Pytheas

Josh Ritter’s latest album, So Runs the World Away, is a testament to the songwriter’s uncanny ability to tell a story. A compilation of what amounts to 13 auditory novels, the album goes far to reprieve Ritter from his brief foray into the world of major labels and commercial songwriting that culminated in the poorly-received release, The Historical Conquests of Josh Ritter. Here, the Idaho native is back to what truly allowed for his historical conquests in music (i.e., being named one of Paste Magazine’s 100 best living songwriters at just over 30 years old): writing music immediately satisfying to both sight and sound. With songs rich in their visual textures, and intensely compelling of one’s imagination, So Runs the World Away ironically finds Josh Ritter once again, returning home.

On “Another New World,” Ritter helms listeners through an intensely visual tale of a ship captain, his beloved ship, and their ill-fated search for a new world. And the line between storyteller and story fades to nil, as minds project the scene of a broken old man, drinking in an 18th century saloon, attempting desperately to “pretend that the search for another new world, was well-worth the burning of mine.” Again on “The Curse,” a love story between a centuries old mummy and his beautiful curator, Ritter’s gift of novelty turns what at first blush may seem a silly or contrived idea, into something wholly compelling and fully authentic. As the mummy breaks free of his glass enclosure with astonished photographers in tow, he joins his curator, now an aged woman, and brings the movie playing out in listeners’ imaginations to a satisfying close.

However, not all songs on So Runs the World Away were the created the same.
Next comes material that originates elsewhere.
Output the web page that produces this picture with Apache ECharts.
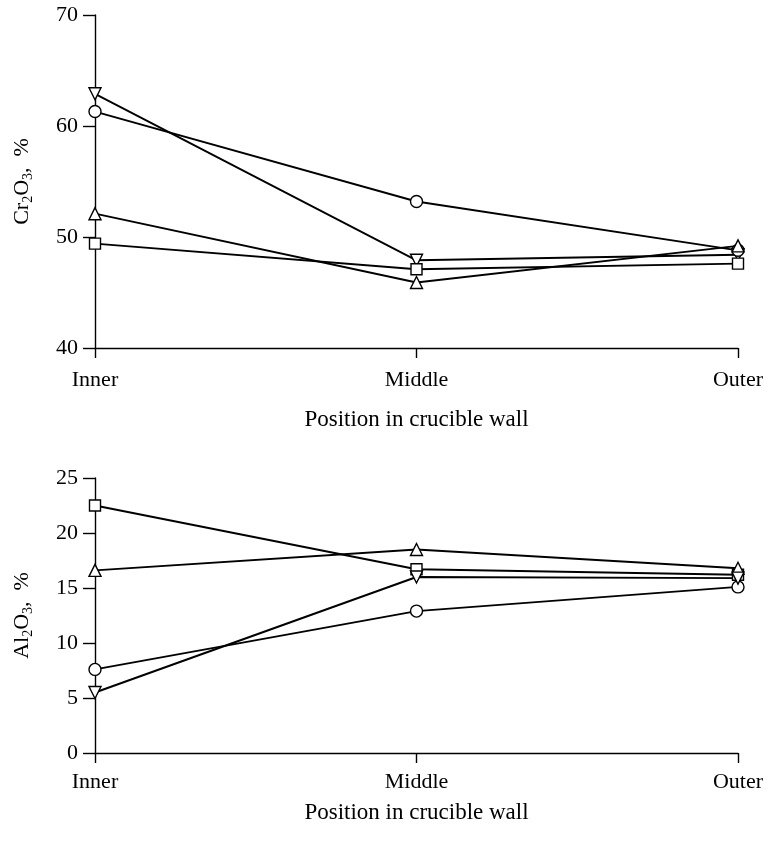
<!DOCTYPE html>
<html>
<head>
<meta charset="utf-8">
<script src="https://cdn.jsdelivr.net/npm/echarts@6/dist/echarts.min.js"></script>
<style>html,body{margin:0;padding:0;background:#fff}#c{width:779px;height:843px}</style>
</head>
<body>
<div id="c"></div>
<script>
const categories = ['Inner', 'Middle', 'Outer'];
// Cr2O3 (top panel)
const crDown = [62.9, 47.9, 48.4];
const crCircle = [61.3, 53.2, 48.8];
const crUp = [52.1, 45.9, 49.2];
const crSquare = [49.4, 47.1, 47.6];
// Al2O3 (bottom panel)
const alSquare = [22.5, 16.7, 16.2];
const alUp = [16.6, 18.5, 16.8];
const alCircle = [7.6, 12.9, 15.1];
const alDown = [5.5, 16.0, 15.9];
const crTicks = {min: 40, max: 70, interval: 10};
const alTicks = {min: 0, max: 25, interval: 5};

const FONT = '"Liberation Serif", "DejaVu Serif", serif';
const chart = echarts.init(document.getElementById('c'));

function xAx(gridIndex, margin, nameGap) {
  return {
    type: 'category', gridIndex, data: categories, boundaryGap: false,
    axisLine: {lineStyle: {color: '#000', width: 1.4}},
    axisTick: {show: true, length: 10, inside: false, lineStyle: {color: '#000', width: 1.4}},
    axisLabel: {color: '#000', fontFamily: FONT, fontSize: 22, margin},
    name: 'Position in crucible wall', nameLocation: 'middle', nameGap,
    nameTextStyle: {color: '#000', fontFamily: FONT, fontSize: 23},
    splitLine: {show: false}
  };
}
function yAx(gridIndex, t, nameTxt) {
  return {
    type: 'value', gridIndex, min: t.min, max: t.max, interval: t.interval,
    axisLine: {show: true, lineStyle: {color: '#000', width: 1.4}},
    axisTick: {show: true, length: 12, lineStyle: {color: '#000', width: 1.4}},
    axisLabel: {color: '#000', fontFamily: FONT, fontSize: 22, margin: 17},
    splitLine: {show: false},
    name: nameTxt, nameLocation: 'middle', nameGap: 60, nameRotate: 90,
    nameTextStyle: {
      color: '#000', fontFamily: FONT, fontSize: 22,
      rich: {
        a: {fontFamily: FONT, fontSize: 22, color: '#000', lineHeight: 26},
        s: {fontFamily: FONT, fontSize: 14, color: '#000', lineHeight: 26, verticalAlign: 'bottom', padding: [9, 0, 0, 0]}
      }
    }
  };
}
function ser(idx, data, symbol, rotate) {
  return {
    type: 'line', xAxisIndex: idx, yAxisIndex: idx, data,
    symbol, symbolSize: symbol === 'rect' ? 11 : 12, symbolRotate: rotate || 0,
    showAllSymbol: true,
    lineStyle: {color: '#000', width: 1.9},
    itemStyle: {color: '#fff', borderColor: '#000', borderWidth: 1.4},
    z: 3, animation: false
  };
}

chart.setOption({
  animation: false,
  backgroundColor: '#fff',
  grid: [
    {left: 95, right: 41, top: 15, height: 333},
    {left: 95, right: 41, top: 478, height: 275}
  ],
  xAxis: [xAx(0, 21, 60), xAx(1, 18, 48)],
  yAxis: [
    yAx(0, crTicks, '{a|Cr}{s|2}{a|O}{s|3}{a|,  %}'),
    yAx(1, alTicks, '{a|Al}{s|2}{a|O}{s|3}{a|,  %}')
  ],
  series: [
    ser(0, crDown, 'triangle', 180),
    ser(0, crCircle, 'circle'),
    ser(0, crUp, 'triangle'),
    ser(0, crSquare, 'rect'),
    ser(1, alSquare, 'rect'),
    ser(1, alUp, 'triangle'),
    ser(1, alCircle, 'circle'),
    ser(1, alDown, 'triangle', 180)
  ]
});
</script>
</body>
</html>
On “Lantern” and “Change of Time,” Ritter forgoes the depth of story, in favor of more traditional lyrics that, though demand less of listeners, nonetheless provide sage insight. On the latter, percussive strikes emphasize Ritter’s contemplations on the passage of time as they crescendo in both their volume and their sense of inevitability. On the former, Ritter’s shimmering guitar riff mimics the glimmer of a fire that he hopes can burn brightly enough to push back the impending shadows taking shape in this, a cynical world. He cries “I need the light in my lantern, light in my lantern tonight,” and asserts, defiantly, prophetically, “If there’s a book of jubilations, we’ll have to write it for ourselves.” And though less provocative of imagination, these poetic snippets of thought succeed as axioms of life.

So Runs the World Away is an album with grain. That is to say, it has creases, turns, layers, burns, bright colors, textures, and in short, a very large, deep character which demands a great many things of its listeners. Through this album, Ritter, in effect, functions as a 21st century raconteur, who’s not interested in spoon feeding themes and messages to his onlookers, but rather paints a bright scene in which listeners are called upon to fill in the blanks with their own imagination. A byproduct of that process is the internalizing of his stories, and whether by intention or accident, that ultimately is the principal hallmark of all great storytellers. With songs that oscillate between concise communications of the heart to epic journeys of the mind, Josh Ritter’s self-admitted writer’s block has lifted. And, now, in the wake of flood gates flung wide, wide open, the water feels just right.